"La pazienza dell'acqua sopra ogni pietra"
Alejandra Kamiya
La Nuova Frontiera
"Ho paura e la paura non è altro che vedere la morte, ma senza poterle dare un nome. Nulla ha più un nome perché i nomi si sono staccati dalle cose e le mordono. Silenzio."
La scrittura di Alejandra Kamiya, nata a Buenon Aires da padre giapponese e madre argentina, abbaglia.
La capacità di creare un mix tra due culture rende la sua parola originale, inquieta, ondulatoria.
"La pazienza dell'acqua sopra ogni pietra", pubblicato da La Nuova Frontiera grazie alla traduzione dallo spagnolo di Elisa Tramontin, svela i tratti surreali dell'esistenza lasciando il lettore immerso in una dimensione nuova, labirintica, intrigante.
I racconti sono pervasi dalla musicalità di una trama mai scontata.
Si ha la sensazione di leggere delle favole intrise di malinconia.
Di volta in volta si apre lentamente lo spazio dell'irreale e dalla magia dell'illusione si resta folgorati.
Le ambientazioni fanno da controcanto al testo, trasmettono ambiguità, senso di vuoto.

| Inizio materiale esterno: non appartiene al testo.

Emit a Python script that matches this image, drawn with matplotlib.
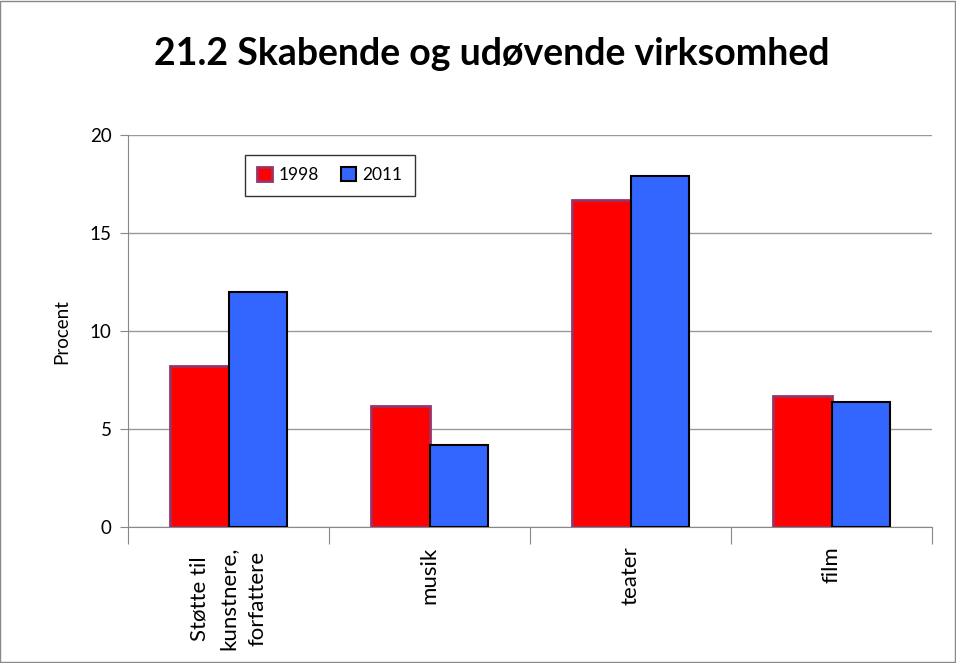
import matplotlib
matplotlib.use("Agg")
import matplotlib.pyplot as plt
import numpy as np
from matplotlib.patches import Rectangle

# data
categories = ["Støtte til\nkunstnere,\nforfattere", "musik", "teater", "film"]
years = ["1998", "2011"]
values_1998 = [8.2, 6.2, 16.7, 6.7]
values_2011 = [12.0, 4.2, 17.9, 6.4]
yticks = [0, 5, 10, 15, 20]

fig = plt.figure(figsize=(9.56, 6.63), dpi=100)
ax = fig.add_axes([0.134, 0.205, 0.841, 0.591])

x = np.arange(len(categories))
w = 0.29
ax.bar(x - w / 2, values_1998, w, color="#ff0000", edgecolor="#993366",
       linewidth=2, label=years[0], zorder=3)
ax.bar(x + w / 2, values_2011, w, color="#3366ff", edgecolor="black",
       linewidth=1.5, label=years[1], zorder=3)

ax.set_xlim(-0.5, len(categories) - 0.5)
ax.set_ylim(0, 20)
ax.set_yticks(yticks)
ax.set_yticklabels([str(t) for t in yticks], fontfamily="Lato", fontsize=13.5)
ax.yaxis.grid(True, color="#999999", linewidth=1, zorder=0)
ax.tick_params(axis="y", length=6, color="#888888", pad=6)

# ticks at category borders, labels at centers
ax.set_xticks(np.arange(len(categories) + 1) - 0.5)
ax.set_xticklabels([])
ax.tick_params(axis="x", which="major", length=12, color="#888888")
ax.set_xticks(x, minor=True)
labs = ax.set_xticklabels(categories, minor=True, rotation=90)
for t in labs:
    t.set_fontfamily("Lato")
    t.set_fontsize(16)
    t.set_multialignment("center")
    t.set_linespacing(1.55)
ax.tick_params(axis="x", which="minor", length=0, pad=14)

for s in ["top", "right"]:
    ax.spines[s].set_visible(False)
for s in ["left", "bottom"]:
    ax.spines[s].set_color("#888888")

ax.set_ylabel("Procent", fontfamily="Lato", fontsize=13.5, labelpad=14)

leg = ax.legend(loc="upper left", bbox_to_anchor=(0.1455, 0.949), ncol=2,
                frameon=True, fancybox=False, edgecolor="black",
                prop={"family": "Lato", "size": 12.5}, handlelength=0.85,
                handleheight=0.85, handletextpad=0.4, columnspacing=1.25,
                borderpad=0.7, borderaxespad=0)
leg.get_frame().set_linewidth(1)

fig.text(0.514, 0.918, "21.2 Skabende og udøvende virksomhed", ha="center",
         va="center", fontfamily="Lato", fontweight="bold", fontsize=27)

fig.patches.append(Rectangle((0.0005, 0.0008), 0.998, 0.998, transform=fig.transFigure,
                             fill=False, edgecolor="#888888", linewidth=1))

fig.savefig("out.png", dpi=100)
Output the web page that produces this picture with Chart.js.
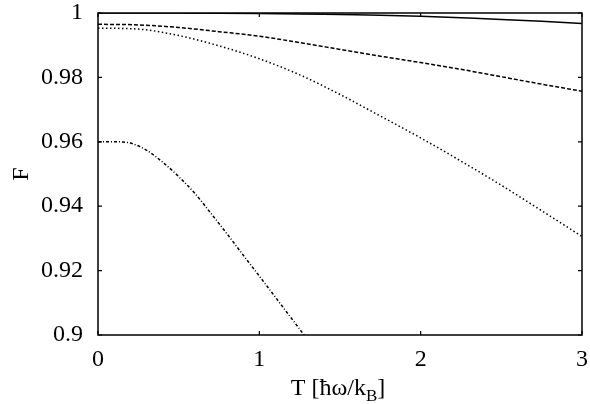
<!DOCTYPE html>
<html>
<head>
<meta charset="utf-8">
<script src="https://cdn.jsdelivr.net/npm/chart.js@4.4.1/dist/chart.umd.min.js"></script>
<style>
html,body{margin:0;padding:0;background:#fff;}
#wrap{width:590px;height:404px;}
</style>
</head>
<body>
<div id="wrap"><canvas id="c" width="590" height="404"></canvas></div>
<script>
// ---- data ----
const tValues = [0, 0.25, 0.5, 0.75, 1.0, 1.25, 1.5, 1.75, 2.0, 2.25, 2.5, 2.75, 3.0];
const solidF  = [1.0000, 1.0000, 0.99998, 0.99993, 0.99985, 0.99972, 0.9995, 0.9993, 0.9990, 0.9985, 0.9980, 0.9974, 0.9967];
const dashedF = [0.9965, 0.9963, 0.9955, 0.9942, 0.9928, 0.9908, 0.9887, 0.9866, 0.9846, 0.9825, 0.9802, 0.9779, 0.9757];
const dottedF = [0.9953, 0.9950, 0.9930, 0.9898, 0.9858, 0.9808, 0.9747, 0.9680, 0.9612, 0.9540, 0.9465, 0.9386, 0.9306];
const dashDotT = [0, 0.1, 0.2, 0.3, 0.4, 0.5, 0.6, 0.7, 0.8, 0.9, 1.0, 1.1, 1.2, 1.3];
const dashDotF = [0.9600, 0.9600, 0.9596, 0.9574, 0.9537, 0.9492, 0.9440, 0.9378, 0.9314, 0.9248, 0.9183, 0.9117, 0.9051, 0.8985];
const xTicks = [0, 1, 2, 3];
const yTicks = [0.9, 0.92, 0.94, 0.96, 0.98, 1];
const xTitleMain = "T [ħω/k";
const xTitleSub = "B";
const xTitleEnd = "]";
const yTitle = "F";

const FONT = '"Liberation Serif", serif';
const pts = (xs, ys) => xs.map((x, i) => ({x: x, y: ys[i]}));

const frame = {
  id: 'frame',
  afterDraw(chart) {
    const ctx = chart.ctx, a = chart.chartArea;
    const xs = chart.scales.x, ys = chart.scales.y;
    ctx.save();
    ctx.strokeStyle = '#000';
    ctx.lineWidth = 1.5;
    ctx.strokeRect(a.left, a.top, a.right - a.left, a.bottom - a.top);
    ctx.lineWidth = 1.2;
    const L = 4;
    ctx.beginPath();
    xTicks.forEach(v => {
      const p = xs.getPixelForValue(v);
      ctx.moveTo(p, a.bottom); ctx.lineTo(p, a.bottom - L);
      ctx.moveTo(p, a.top); ctx.lineTo(p, a.top + L);
    });
    yTicks.forEach(v => {
      const p = ys.getPixelForValue(v);
      ctx.moveTo(a.left, p); ctx.lineTo(a.left + L, p);
      ctx.moveTo(a.right, p); ctx.lineTo(a.right - L, p);
    });
    ctx.stroke();
    // axis titles
    ctx.fillStyle = '#000';
    ctx.textBaseline = 'alphabetic';
    ctx.textAlign = 'left';
    ctx.font = "24px " + FONT;
    const w1 = ctx.measureText(xTitleMain).width;
    const w3 = ctx.measureText(xTitleEnd).width;
    ctx.font = "17px " + FONT;
    const w2 = ctx.measureText(xTitleSub).width;
    const total = w1 + w2 + w3;
    let x0 = 338 - total / 2;
    const base = 395;
    ctx.font = "24px " + FONT;
    ctx.fillText(xTitleMain, x0, base);
    ctx.font = "17px " + FONT;
    ctx.fillText(xTitleSub, x0 + w1, base + 6);
    ctx.font = "24px " + FONT;
    ctx.fillText(xTitleEnd, x0 + w1 + w2, base);
    // y title
    ctx.translate(28, (a.top + a.bottom) / 2);
    ctx.rotate(-Math.PI / 2);
    ctx.textAlign = 'center';
    ctx.fillText(yTitle, 0, 0);
    ctx.restore();
  }
};

const common = {borderColor: '#000', borderWidth: 1.5, pointRadius: 0, fill: false, cubicInterpolationMode: 'monotone'};

new Chart(document.getElementById('c'), {
  type: 'line',
  data: {
    datasets: [
      Object.assign({label: 'solid', data: pts(tValues, solidF)}, common),
      Object.assign({label: 'dashed', data: pts(tValues, dashedF), borderDash: [4, 2]}, common),
      Object.assign({label: 'dotted', data: pts(tValues, dottedF), borderDash: [1.5, 2.5]}, common),
      Object.assign({label: 'dashdot', data: pts(dashDotT, dashDotF), borderDash: [3, 2, 1, 2]}, common)
    ]
  },
  options: {
    responsive: false,
    animation: false,
    events: [],
    layout: {padding: {top: 13, right: 8, left: 0, bottom: 0}},
    plugins: {legend: {display: false}, tooltip: {enabled: false}},
    scales: {
      x: {
        type: 'linear', min: 0, max: 3,
        grid: {display: false, drawTicks: false},
        border: {display: false},
        afterBuildTicks: s => { s.ticks = xTicks.map(v => ({value: v})); },
        afterFit: s => { s.height = 69; s.paddingLeft = 0; s.paddingRight = 0; },
        ticks: {color: '#000', font: {family: FONT, size: 24}, padding: 10, maxRotation: 0,
                callback: v => String(v)}
      },
      y: {
        type: 'linear', min: 0.9, max: 1,
        grid: {display: false, drawTicks: false},
        border: {display: false},
        afterBuildTicks: s => { s.ticks = yTicks.map(v => ({value: v})); },
        afterFit: s => { s.width = 98; s.paddingTop = 0; s.paddingBottom = 0; },
        ticks: {color: '#000', font: {family: FONT, size: 24}, padding: 15,
                callback: v => String(Math.round(v * 100) / 100)}
      }
    }
  },
  plugins: [frame]
});
</script>
</body>
</html>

E quel vuoto si riempie di suoni e di presenze.
Forte è il richiamo ad una sintonia extrasensoriale con la Natura.
Che sia un albero o un animale poco importa, quello che conta è il contatto, l'incontro.
Spesso si assiste allo schianto, alla caduta e in questa vertiginosa assenza di gravità le figure si spogliano da ogni paura e affrontano gli istanti con pacata distanza.
Fluttuano liberi in un cosmo che di volta in volta assume forme e colori differenti.
Siamo spinti ad "accettare senza comprendere e rotolare dolcemente sui fatti."